Pull every line containing "with" out of the material below.

### Raw data
# # # #

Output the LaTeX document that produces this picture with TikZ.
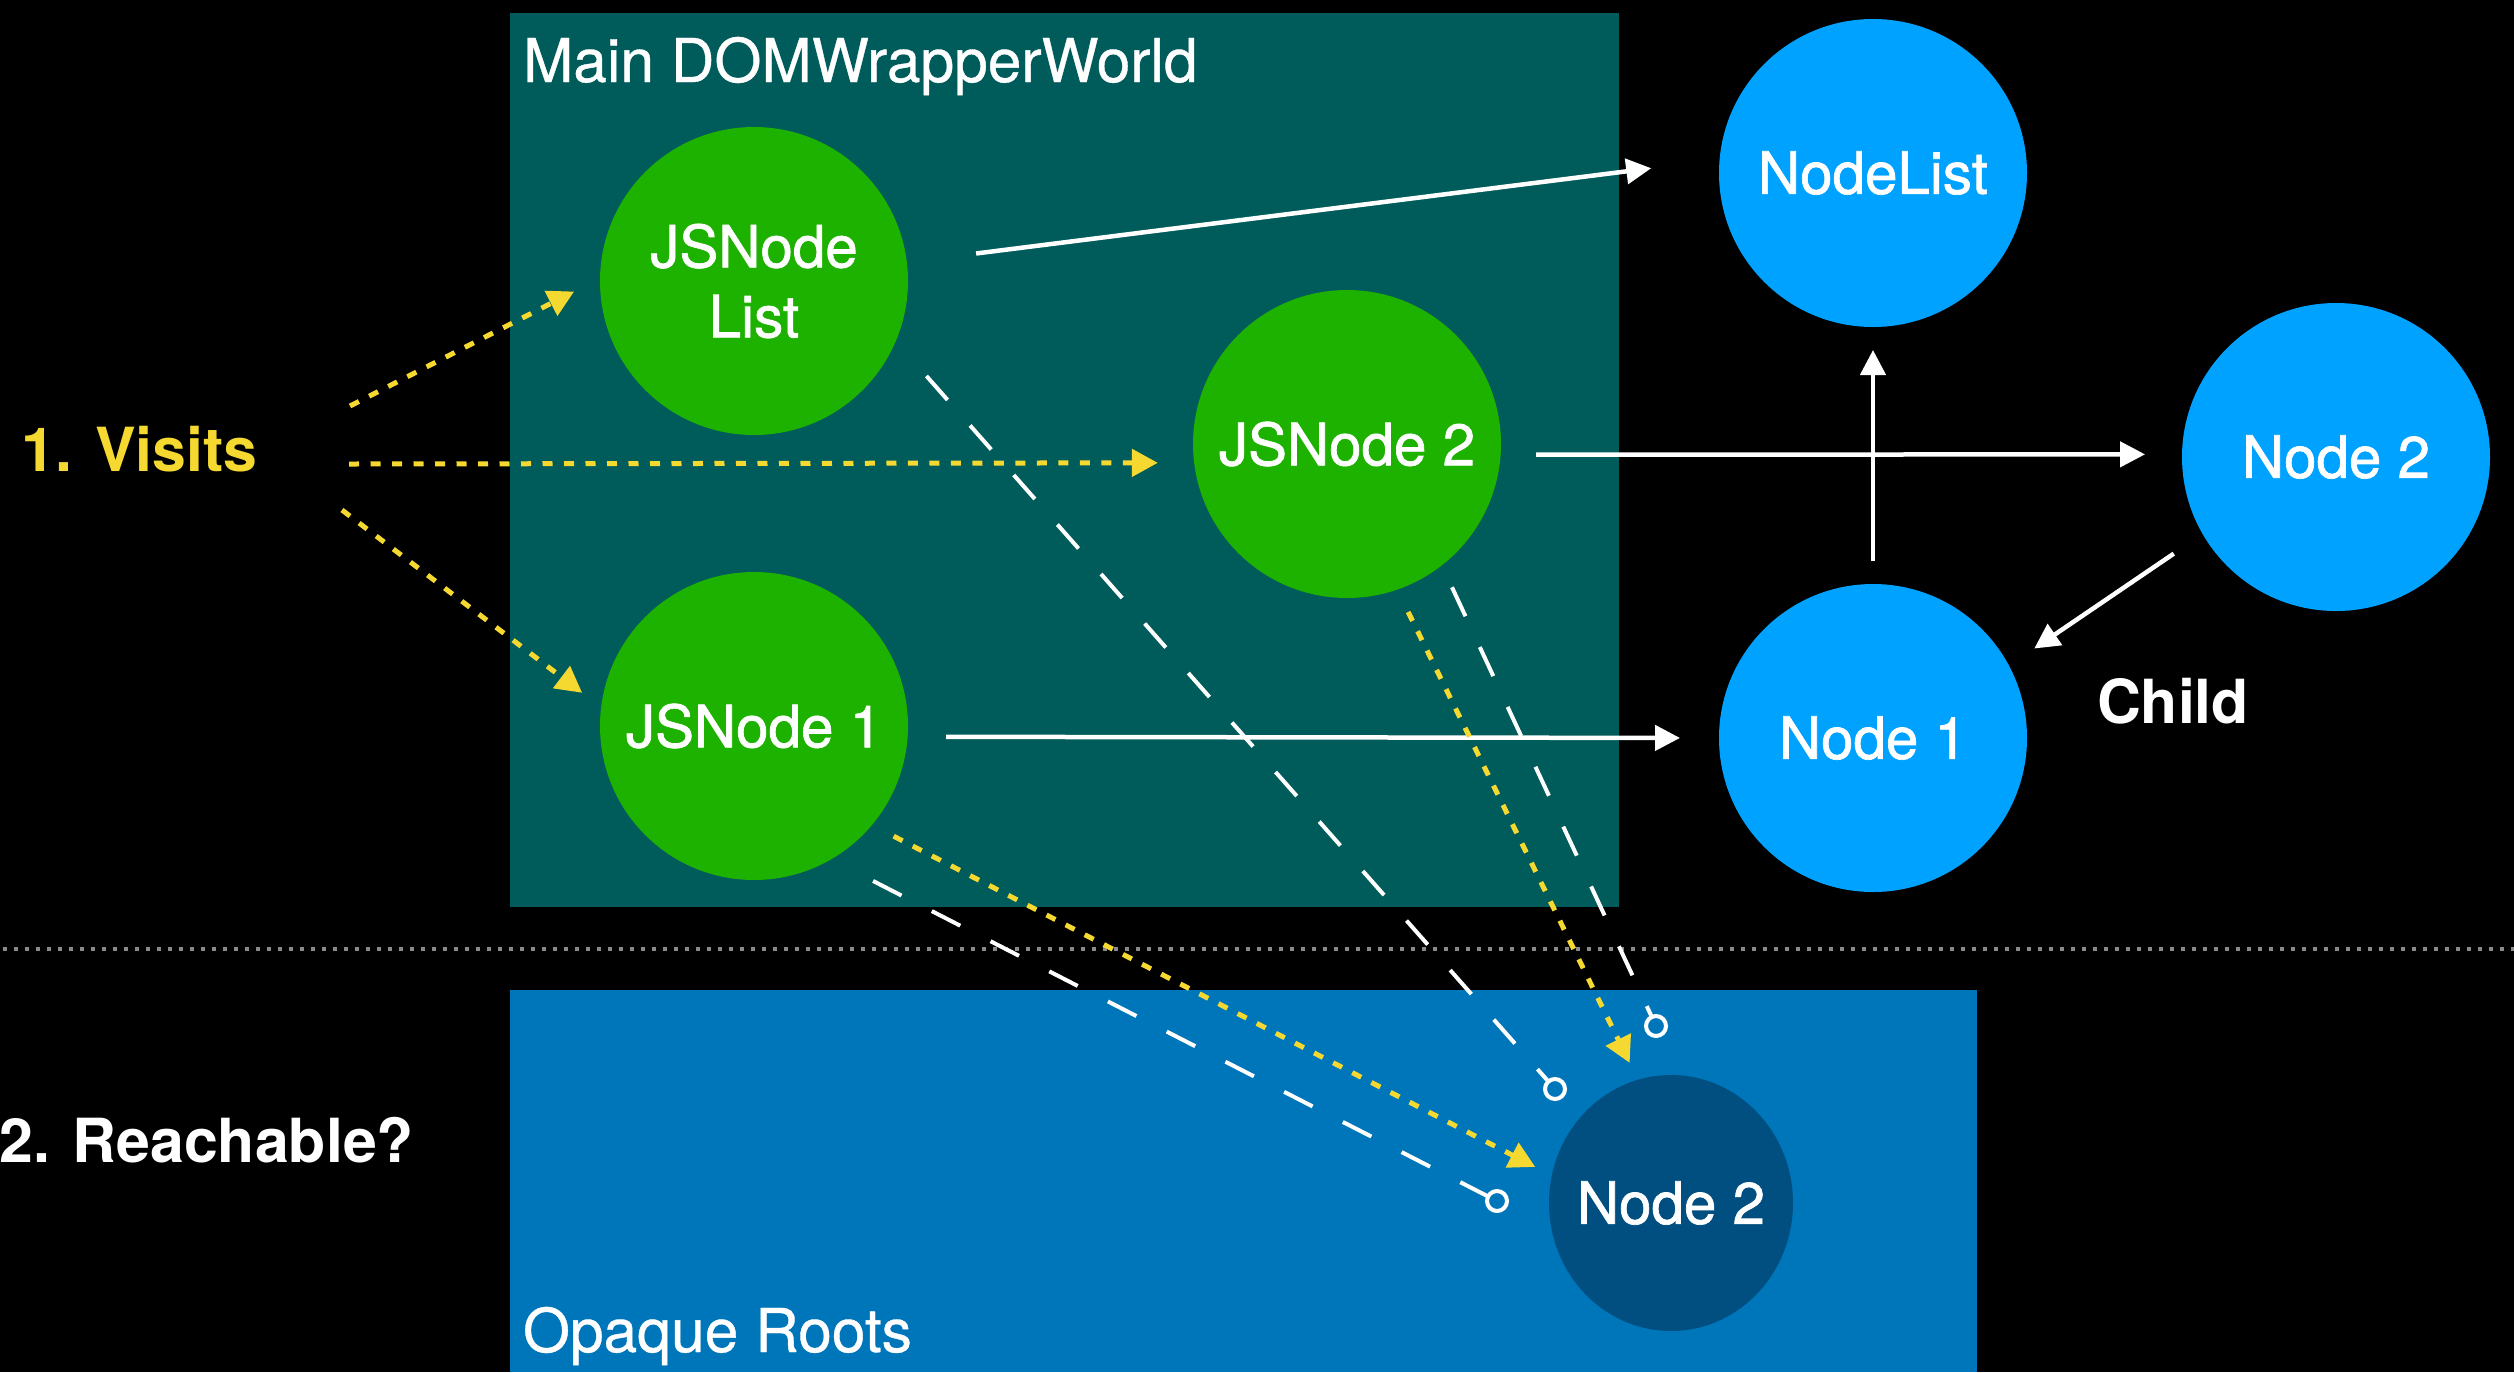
\documentclass[tikz,border=0pt]{standalone}
\usepackage{fontspec}
\setmainfont{TeX Gyre Heros}
\newfontfamily\heavyheros[FakeBold=1.2]{TeX Gyre Heros}
\newfontfamily\semiheros[FakeBold=0.6]{TeX Gyre Heros}
\usetikzlibrary{arrows.meta,shapes.geometric}
\definecolor{worldteal}{HTML}{005B5B}
\definecolor{rootblue}{HTML}{0076BA}
\definecolor{jsgreen}{HTML}{1DB100}
\definecolor{domblue}{HTML}{00A2FF}
\definecolor{deepblue}{HTML}{004F80}
\definecolor{visityellow}{HTML}{F6D930}
\definecolor{sepgray}{HTML}{8A8A8A}
\newcommand\circfont{\heavyheros\fontsize{16.6}{19.9}\selectfont}
\newcommand\boldlabel{\fontsize{17.3}{21}\selectfont\bfseries}
\newcommand\boxfont{\semiheros\fontsize{17.2}{20}\selectfont}

\begin{document}
\begin{tikzpicture}[x=0.1mm,y=-0.1mm,
  blob/.style={circle, minimum size=30.8mm, inner sep=0pt, outer sep=0pt,
    text=white, font=\circfont, align=center},
  jsnode/.style={blob, fill=jsgreen},
  domnode/.style={blob, fill=domblue},
  endring/.style={circle, draw=white, line width=0.4mm, minimum size=2mm,
    inner sep=0pt, outer sep=0pt},
  strong/.style={draw=white, line width=0.45mm,
    -{Triangle[length=2.5mm,width=2.5mm]}},
  visit/.style={draw=visityellow, line width=0.5mm,
    dash pattern=on 1mm off 1.15mm,
    -{Triangle[length=2.6mm,width=2.7mm]}},
  opaque/.style={draw=white, line width=0.4mm, dash pattern=on 3.2mm off 3.4mm},
  trims/.style 2 args={shorten <=#1, shorten >=#2},
  lbl/.style={text=white, inner sep=0pt, outer sep=0pt},
]
% canvas
\fill[black] (0,0) rectangle (2514,1372);
\useasboundingbox (0,0) rectangle (2514,1372);
\clip (0,0) rectangle (2514,1372);

% the two regions
\fill[worldteal] (510,13) rectangle (1619,907);
\fill[rootblue] (510,990) rectangle (1977,1372);
\node[lbl, font=\boxfont, anchor=base west] (worldlbl) at (523,82) {Main DOMWrapperWorld};
\node[lbl, font=\boxfont, anchor=base west] (rootslbl) at (523,1352) {Opaque Roots};

% separator between the marking phases
\draw[sepgray, line width=0.45mm, dash pattern=on 0.45mm off 0.65mm] (3,949) -- (2514,949);

% wrappers
\node[jsnode] (jsl) at (754,281) {JSNode\\List};
\node[jsnode] (js2) at (1347,444) {JSNode 2};
\node[jsnode] (js1) at (754,726) {JSNode 1};

% DOM objects
\node[domnode] (nl) at (1873,173) {NodeList};
\node[domnode] (n2) at (2336,457) {Node 2};
\node[domnode] (n1) at (1873,738) {Node 1};
\node[ellipse, fill=deepblue, minimum width=24.4mm, minimum height=25.6mm,
  inner sep=0pt, outer sep=0pt,
  label={[lbl, font=\circfont]center:Node 2}] (n2b) at (1671,1203) {};

% side labels
\node[lbl, text=visityellow, font=\boldlabel, anchor=base west] (visits) at (22,471) {1. Visits};
\node[lbl, font=\boldlabel, anchor=base east] (reach) at (414,1162) {2. Reachable?};
\node[lbl, font=\boldlabel, anchor=base west] (child) at (2097,723) {Child};

% starting points of the visits
\coordinate (v1) at (350,406);
\coordinate (v2) at (349,464);
\coordinate (v3) at (342,510);

% opaque root markers
\node[endring] (o1) at (1555,1089) {};
\node[endring] (o2) at (1656,1026) {};
\node[endring] (o3) at (1497,1201) {};

% strong references
\draw[strong, trims={6.98mm}{6.89mm}] (jsl.7.3) -- (nl.175.8);
\draw[strong, trims={3.54mm}{3.7mm}] (js2.-4.1) -- (n2.179.3);
\draw[strong, trims={2.3mm}{2.3mm}] (n1.north) -- (nl.south);
\draw[strong, trims={3.49mm}{3.06mm}] (n2.210.2) -- (n1.28.3);
\draw[strong, trims={3.85mm}{3.9mm}] (js1.-4.5) -- (n1.180);

% opaque root links
\draw[opaque, shorten <=4.64mm] (jsl.-23.5) -- (o1);
\draw[opaque, shorten <=2.41mm] (js2.-52.5) -- (o2);
\draw[opaque, shorten <=4.73mm] (js1.-60.9) -- (o3);

% visits
\draw[visit, shorten >=2.91mm] (v1) -- (jsl.179.6);
\draw[visit, shorten >=3.63mm] (v2) -- (js2.187.5);
\draw[visit, shorten >=2.39mm] (v3) -- (js1.173.5);
\draw[visit, trims={2.49mm}{1.89mm}] (js2.-71) -- (n2b.105.3);
\draw[visit, trims={2.44mm}{1.87mm}] (js1.-40.4) -- (n2b.167.5);
\end{tikzpicture}
\end{document}
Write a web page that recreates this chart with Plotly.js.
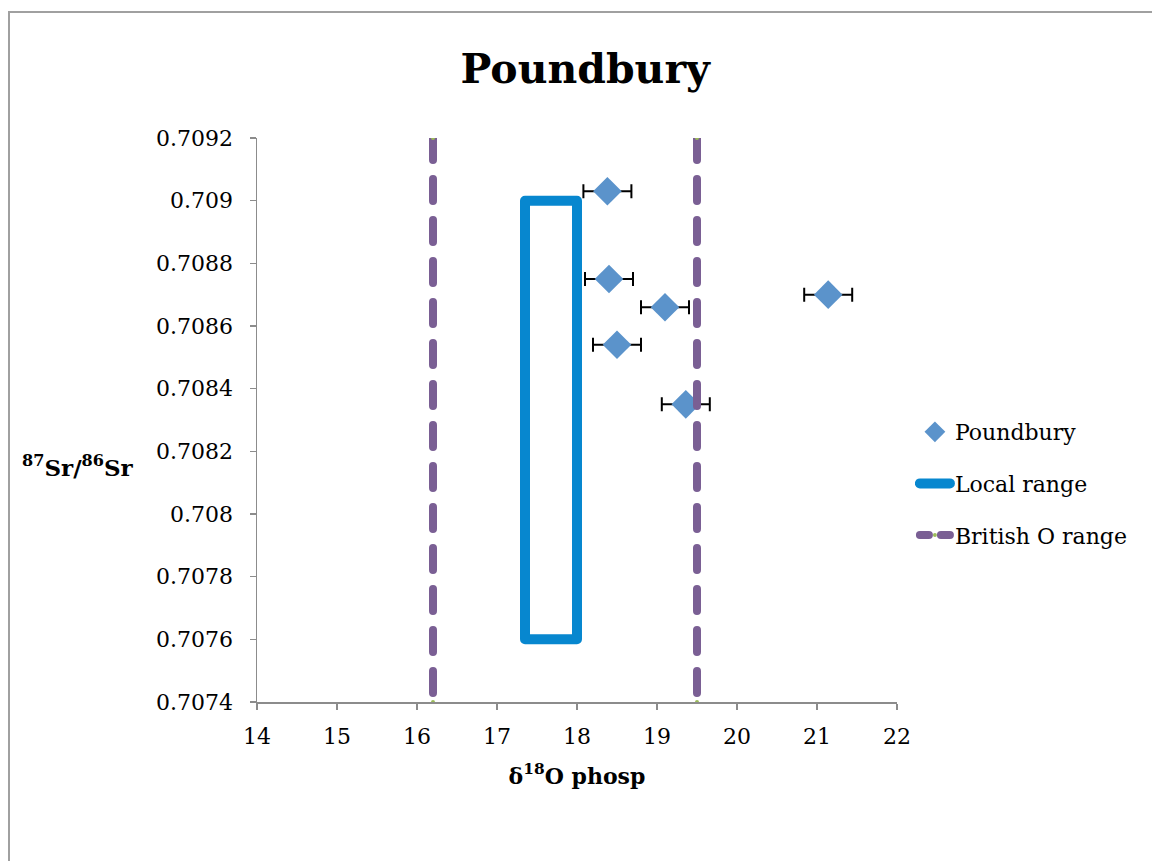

# # # #

### Answer
Output the LaTeX document that produces this picture with TikZ.
Write a web page that recreates this chart with Plotly.js.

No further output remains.